Aliado de Bolsonaro, governador debochou de denúncia à ONU por violência policial.
Assim que venceu a eleição de 2022, Tarcísio de Freitas deu início a uma operação de reposicionamento. Queria suavizar a imagem e se descolar da extrema direita. “Nunca fui bolsonarista raiz”, jurou, dias antes da posse. “Sou cristão e contra o aborto, mas não vou entrar em guerra cultural”, prometeu.
Com ambições presidenciais, o governador de São Paulo foi aconselhado a se vender como um político moderado. Na sexta-feira, abandonou o teatro e rasgou a fantasia.
Entidades civis denunciaram a polícia paulista ao Conselho de Direitos Humanos da ONU. Relataram ameaças, torturas e execuções sumárias na Baixada Santista. Questionado sobre o assunto, o governador respondeu em tom de deboche. “O pessoal pode ir na ONU, na Liga da Justiça ou no raio que o parta, que eu não tô nem aí”, disse.

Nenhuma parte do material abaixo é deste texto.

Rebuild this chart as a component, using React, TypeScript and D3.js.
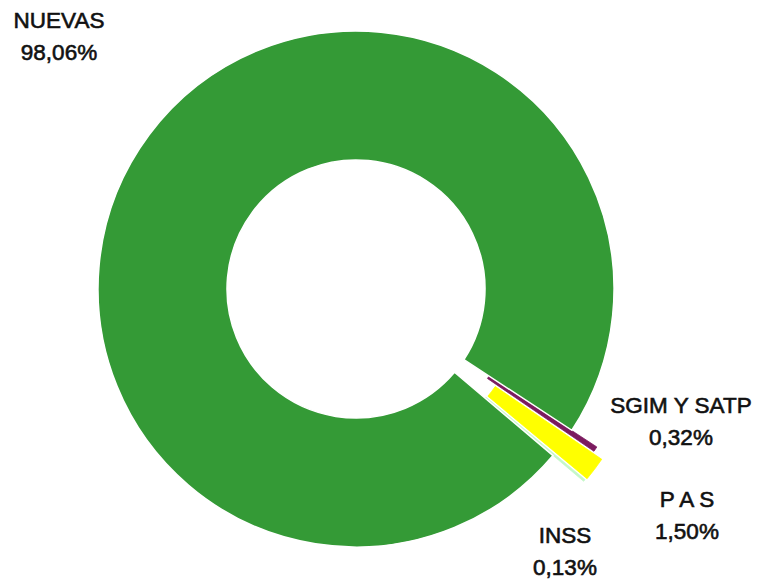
import * as d3 from "d3";
import { useEffect, useRef } from "react";

// data, in the order the slices run clockwise
const categories = ["SGIM Y SATP", "P A S", "INSS", "NUEVAS"];
const values = [0.32, 1.5, 0.13, 98.06];
const valueLabels = ["0,32%", "1,50%", "0,13%", "98,06%"];

const colors = ["#7b1b5f", "#ffff00", "#c4f7c8", "#349a36"];
// how far each slice is pulled out of the ring (px)
const explode = [30, 41, 40, 0];
// label anchor points (centre x, baseline of first line)
const labelPos: [number, number][] = [
  [681, 413],
  [687, 507],
  [565, 543],
  [59, 28],
];

const W = 758;
const H = 582;

export default function App() {
  const ref = useRef<SVGSVGElement | null>(null);

  useEffect(() => {
    const svg = d3.select(ref.current);
    svg.selectAll("*").remove();

    const cx = 356;
    const cy = 289;
    const outer = 258;
    const inner = 129;

    const pie = d3
      .pie<number>()
      .sort(null)
      .value((d) => d)
      .startAngle((123.2 * Math.PI) / 180)
      .endAngle((123.2 * Math.PI) / 180 + 2 * Math.PI);

    const arcs = pie(values);
    const arc = d3.arc<d3.PieArcDatum<number>>().innerRadius(inner).outerRadius(outer);

    const g = svg.append("g").attr("transform", `translate(${cx},${cy})`);

    g.selectAll("path")
      .data(arcs)
      .join("path")
      .attr("d", arc)
      .attr("fill", (_, i) => colors[i])
      .attr("stroke", (_, i) => (i === 3 ? "#fff" : colors[i]))
      .attr("stroke-width", (_, i) => (i === 3 ? 1.5 : 0.8))
      .attr("transform", (d, i) => {
        const a = (d.startAngle + d.endAngle) / 2;
        const off = explode[i];
        return `translate(${off * Math.sin(a)},${-off * Math.cos(a)})`;
      });

    // labels
    const lab = svg
      .append("g")
      .style("font-family", "'Liberation Sans', Arial, sans-serif")
      .style("font-size", "22.5px")
      .attr("fill", "#111")
      .attr("stroke", "#111")
      .attr("stroke-width", 0.6)
      .attr("text-anchor", "middle");

    categories.forEach((c, i) => {
      const [x, y] = labelPos[i];
      lab.append("text").attr("x", x).attr("y", y).text(c);
      lab.append("text").attr("x", x).attr("y", y + 32).text(valueLabels[i]);
    });
  }, []);

  return (
    <svg
      ref={ref}
      width={W}
      height={H}
      style={{ position: "absolute", left: 0, top: 0, display: "block", background: "#fff" }}
    />
  );
}
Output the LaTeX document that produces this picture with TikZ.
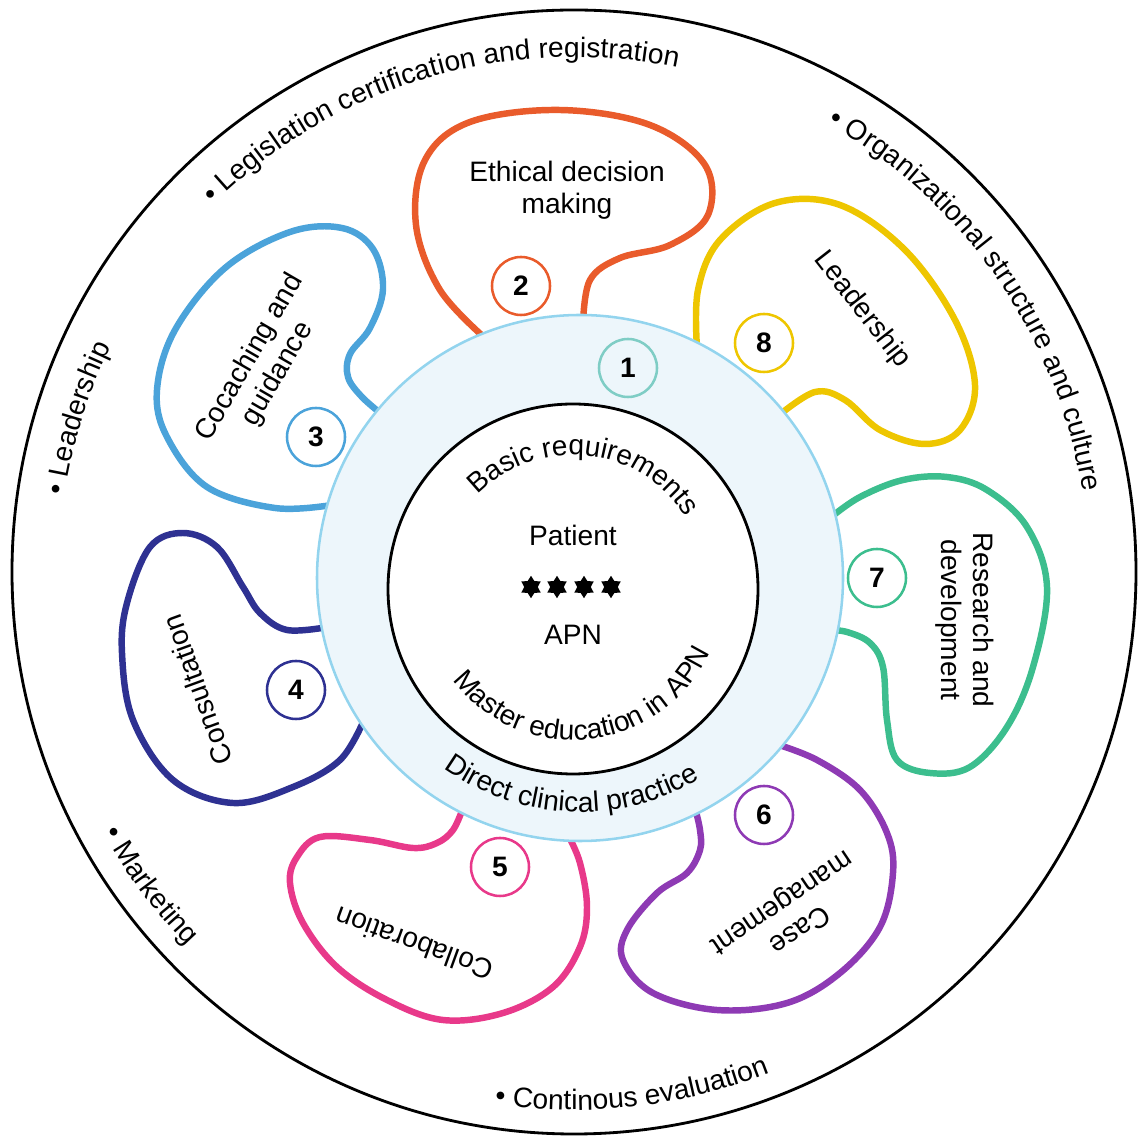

Antes de chegarem a Genebra, as acusações fizeram escala no Ministério Público. Dossiê chancelado pela Ouvidoria da Polícia, pela Comissão Arns e pelo Fórum Brasileiro de Segurança Pública enumerou irregularidades e abusos na segunda fase da Operação Escudo. O documento descreveu uma PM sem controle, que parece ter carta branca para atuar fora da lei.
Números oficiais reforçam a suspeita de que a violência é autorizada. Em pouco mais de um ano sob o comando de Tarcísio, a polícia promoveu as duas maiores matanças registradas no estado desde o Massacre do Carandiru. Entre julho e setembro de 2023, a primeira fase da Escudo deixou 28 mortos na Baixada. Entre janeiro e fevereiro de 2024, a Promotoria contou mais 54 mortes em ações policiais na região.
Eleito com os votos de Jair Bolsonaro, Tarcísio dedicou os primeiros meses a se diferenciar do padrinho. Depois do 8 de Janeiro, foi visitar o presidente Lula e deu declarações contra o extremismo. Mais tarde, reuniu-se com o ministro Fernando Haddad e elogiou a reforma tributária. A pose de direitista civilizado irritou o capitão, que passou a fazer críticas públicas ao pupilo.
O pito surtiu efeito. Para agradar o chefe, o governador defendeu o batismo de uma ponte com o nome do coronel Erasmo Dias, símbolo da repressão na ditadura. Depois perdoou R$ 1 milhão em multas aplicadas a Bolsonaro por infrações sanitárias na pandemia. Além de desfalcar os cofres estaduais, premiou o negacionismo e o descaso com a saúde pública.
No mês passado, Tarcísio discursou no comício convocado pelo ex-presidente para tentar se livrar da cadeia. Em outro ato de subserviência, ofereceu hospedagem a Jair e Michelle no Palácio dos Bandeirantes.
Eleito após sete mandatos consecutivos do PSDB em São Paulo, o bolsonarista busca ocupar mais um espaço que pertencia ao partido: o de preferido do poder econômico. Já aprovou a venda da Sabesp e promete desestatizar os serviços de trem e metrô.
Ao peitar uma greve contra as privatizações, ele somou mais alguns pontos com o establishment, que ainda procura candidato para 2026. Mas quem comprar seu bilhete não poderá dizer que apostou num liberal. Vai levar no pacote o “tô nem aí” para a barbárie.